Artist Lavett Ballard brings history into the present through layered works that transform personal genealogy into a living archive of Black experience.

Lavett Ballard in her studio

Artist Lavett Ballard’s work is a visual anthropology that brings history to life through personal genealogy of Black experiences. By using reclaimed fence wood and applying photographic collage, she layers narratives of Black womanhood rooted in memory and history. With these domestic materials, dominant historical frameworks are challenged to become a tactile living archive. Resistance, reflection, and cultural preservation guide Ballard’s vision, inviting viewers to shape their identity and sense of belonging. From her studio in Willingboro, her work has traveled the country and has been commissioned twice as the cover for Time magazine.  In addition to role as an artist, Ballard is a prolific curator, author, and art historian. She holds a dual Bachelor’s in Studio Art and Art History with a minor in Museum Studies from Rutgers University, and an MFA in Studio Art from the University of the Arts in Philadelphia.

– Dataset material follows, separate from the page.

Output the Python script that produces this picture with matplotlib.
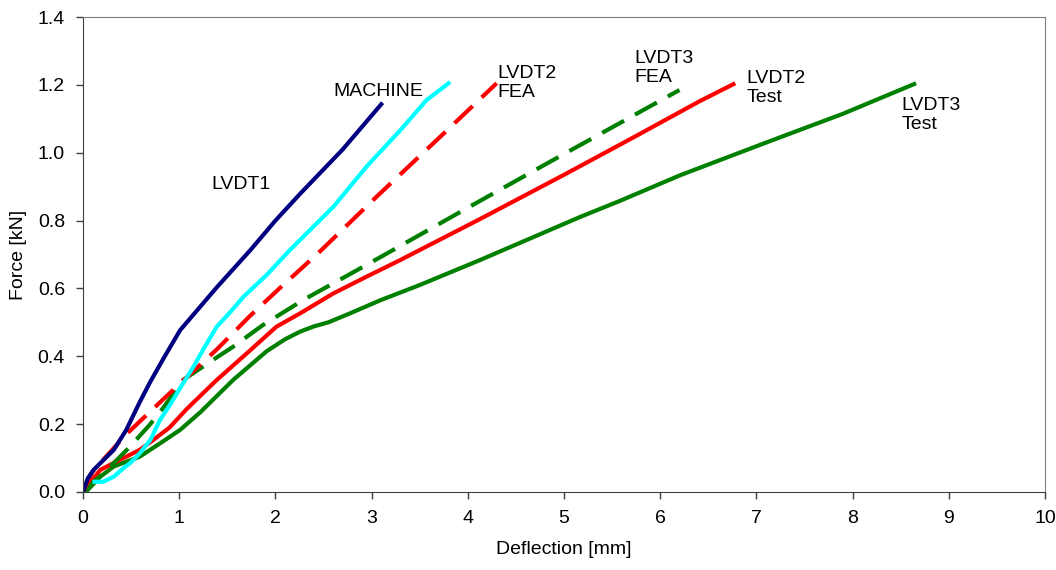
import numpy as np
import matplotlib.pyplot as plt

plt.rcParams['font.family'] = ['Liberation Sans', 'DejaVu Sans']

# values (deflection mm, force kN)
lvdt1_x = [0.0, 0.05, 0.11, 0.32, 0.45, 0.59, 0.70, 0.85, 1.01, 1.20, 1.39, 1.74, 2.00, 2.26, 2.70, 3.10]
lvdt1_y = [0.0, 0.04, 0.065, 0.124, 0.183, 0.265, 0.325, 0.40, 0.477, 0.54, 0.603, 0.713, 0.80, 0.88, 1.01, 1.143]

machine_x = [0.12, 0.21, 0.32, 0.42, 0.49, 0.59, 0.70, 0.80, 0.90, 1.04, 1.15, 1.25, 1.39,
             1.53, 1.67, 1.91, 2.15, 2.60, 2.95, 3.30, 3.57, 3.80]
machine_y = [0.03, 0.03, 0.045, 0.07, 0.085, 0.114, 0.153, 0.212, 0.255, 0.32, 0.37, 0.42, 0.487,
             0.53, 0.576, 0.64, 0.713, 0.84, 0.96, 1.067, 1.155, 1.205]

fea2_x = [0.0, 0.1, 0.45, 0.77, 1.01, 1.39, 1.74, 2.08, 2.43, 3.05, 3.78, 4.30]
fea2_y = [0.0, 0.06, 0.17, 0.256, 0.32, 0.42, 0.52, 0.61, 0.70, 0.87, 1.065, 1.205]

fea3_x = [0.0, 0.32, 0.49, 0.70, 0.84, 1.04, 1.35, 1.56, 1.87, 2.29, 2.71, 3.14, 3.95, 4.82, 6.20]
fea3_y = [0.0, 0.085, 0.134, 0.20, 0.25, 0.33, 0.389, 0.428, 0.492, 0.566, 0.632, 0.70, 0.83, 0.968, 1.185]

test2_x = [0.0, 0.18, 0.38, 0.59, 0.73, 0.90, 1.08, 1.39, 1.74, 2.01, 2.26, 2.60, 2.95, 3.30,
           4.13, 5.00, 5.72, 6.41, 6.78]
test2_y = [0.0, 0.065, 0.094, 0.124, 0.153, 0.19, 0.245, 0.33, 0.418, 0.487, 0.527, 0.585, 0.635, 0.684,
           0.805, 0.935, 1.045, 1.152, 1.205]

test3_x = [0.03, 0.18, 0.32, 0.59, 0.80, 1.01, 1.22, 1.56, 1.91, 2.10, 2.26, 2.40, 2.55, 2.78, 3.09,
           3.50, 4.13, 5.17, 5.58, 6.21, 7.10, 7.90, 8.66]
test3_y = [0.0, 0.045, 0.075, 0.104, 0.143, 0.183, 0.235, 0.33, 0.415, 0.45, 0.473, 0.488, 0.50, 0.527, 0.565,
           0.61, 0.684, 0.811, 0.858, 0.934, 1.03, 1.115, 1.205]

labels = ["LVDT1", "MACHINE", "LVDT2\nFEA", "LVDT3\nFEA", "LVDT2\nTest", "LVDT3\nTest"]
label_x = [1.33, 2.60, 4.31, 5.73, 6.90, 8.51]
label_y = [0.905, 1.18, 1.205, 1.25, 1.19, 1.11]

fs = 14
lw = 3
fig = plt.figure(figsize=(10.56, 5.70), dpi=100)
ax = fig.add_axes([0.0786, 0.137, 0.911, 0.833])

ax.plot(test3_x, test3_y, color='#008000', linewidth=lw, solid_capstyle='butt')
ax.plot(test2_x, test2_y, color='#FF0000', linewidth=lw, solid_capstyle='butt')
ax.plot(fea3_x, fea3_y, color='#008000', linewidth=lw, linestyle=(0, (6, 3)))
ax.plot(fea2_x, fea2_y, color='#FF0000', linewidth=lw, linestyle=(0, (6, 3)))
ax.plot(machine_x, machine_y, color='#00FFFF', linewidth=lw)
ax.plot(lvdt1_x, lvdt1_y, color='#000080', linewidth=lw)

for txt, tx, ty in zip(labels, label_x, label_y):
    ax.text(tx, ty, txt, fontsize=fs, ha='left', va='center', linespacing=1.15)

ax.set_xlim(0, 10)
ax.set_ylim(0, 1.4)
ax.set_xticks(np.arange(0, 11, 1))
ax.set_yticks(np.arange(0, 1.41, 0.2))
ax.set_yticklabels([f"{v:.1f}" for v in np.arange(0, 1.41, 0.2)])
ax.tick_params(direction='out', length=5, width=1, labelsize=fs, color='#404040', pad=8)
ax.set_xlabel("Deflection [mm]", fontsize=fs, labelpad=10)
ax.set_ylabel("Force [kN]", fontsize=fs, labelpad=8)

ax.spines["left"].set_color('#404040')
ax.spines["bottom"].set_color('#404040')
ax.spines["top"].set_color('#808080')
ax.spines["right"].set_color('#808080')

fig.savefig("out.png", dpi=100)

Inspiration comes to Ballard from many sources, like books, social media, and conversations. It also comes from those special moments in a film or television that linger and spark deeper insight. Through research, exploration of topics such as “Black maternal mortality, Black elite life in the 20th century, or memories of growing up in the 1970s” allows personal history and collective experience to overlap. The visual journey becomes the next step as Ballard hunts for archival images and ephemera to softly narrate these stories, “especially those that restore visibility and dignity to overlooked lives.” Her work often centers on ancestry and the multiplicity of identity. Ballard uses her own genealogy to shape not only her work but also her understanding of what it means to be an artist. “I feel an obligation to use my talents in service of my family and community to create work that speaks deeply to the African American experience.” With a strong voice and sense of direction, guided by research, she has highlighted how identity shifts from one-dimensional to the complex, often evolving three-dimensional. For Ballard, this “invites broader audiences in through visual empathy and shared humanity.”

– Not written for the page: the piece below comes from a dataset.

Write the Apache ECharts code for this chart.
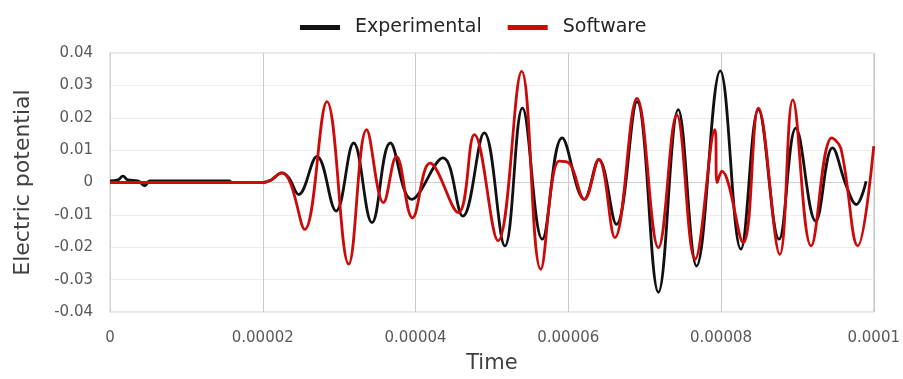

Much of Ballard’s practice incorporates repurposed materials such as wooden fences, aged photographs, and found objects. These materials drive the process of reclaiming narratives. For example, fences serve the purpose of keeping people in and out, just as social identities do. As a child, Ballard would travel, usually by Greyhound bus, from New Jersey to their family property in Lynchburg, Virginia. Once there at the “Big House,” a log cabin held in the family for generations, they would clean and prepare for the annual Labor Day gathering. “As I wiped down wood-paneled walls and dusted framed photographs of relatives past and present, I listened to my elders and cousins share family stories, memories, history, and moments that never made it into textbooks. That environment, especially the wood itself, left a deep impression on me. Wood holds history in its grain.” As Ballard uses these reclaimed materials, she returns to that time and space, connecting the stories of the past to the present. “It’s a way of honoring lived experience and quietly challenging whose histories are remembered and preserved.”

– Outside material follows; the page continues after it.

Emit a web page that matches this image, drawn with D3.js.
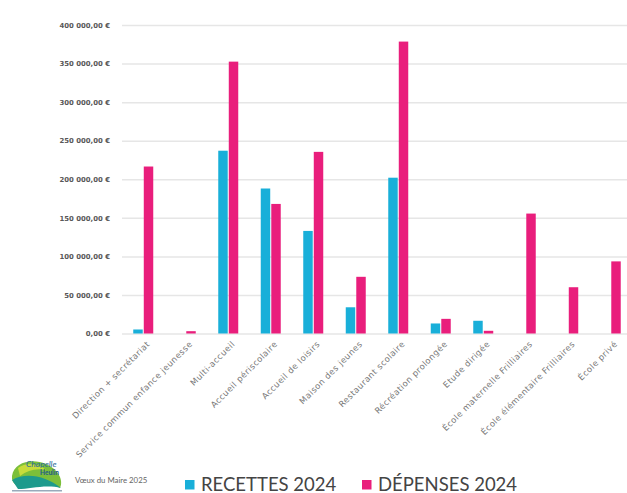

These are complicated and challenging times, with a political climate that embraces erasing and distorting history for convenience. As a woman artist of color, “I feel those pressures very personally, especially as DEI initiatives are rolled back in ways that silence both presence and story.” Ballard’s role as a contemporary artist has been documenting, correcting, and expanding cultural memory for communities historically left out of mainstream narratives. For Ballard, art extends way beyond making something beautiful. It’s about creating that necessary space for recognition and humanity.  The statement by American pianist, singer, songwriter, and civil rights activist Nina Simone, “It’s an artist’s duty to reflect the times in which we live,” motivates Ballard to use her art to “expand cultural memory so that more people can see themselves reflected in it, and understand how deeply connected we are.”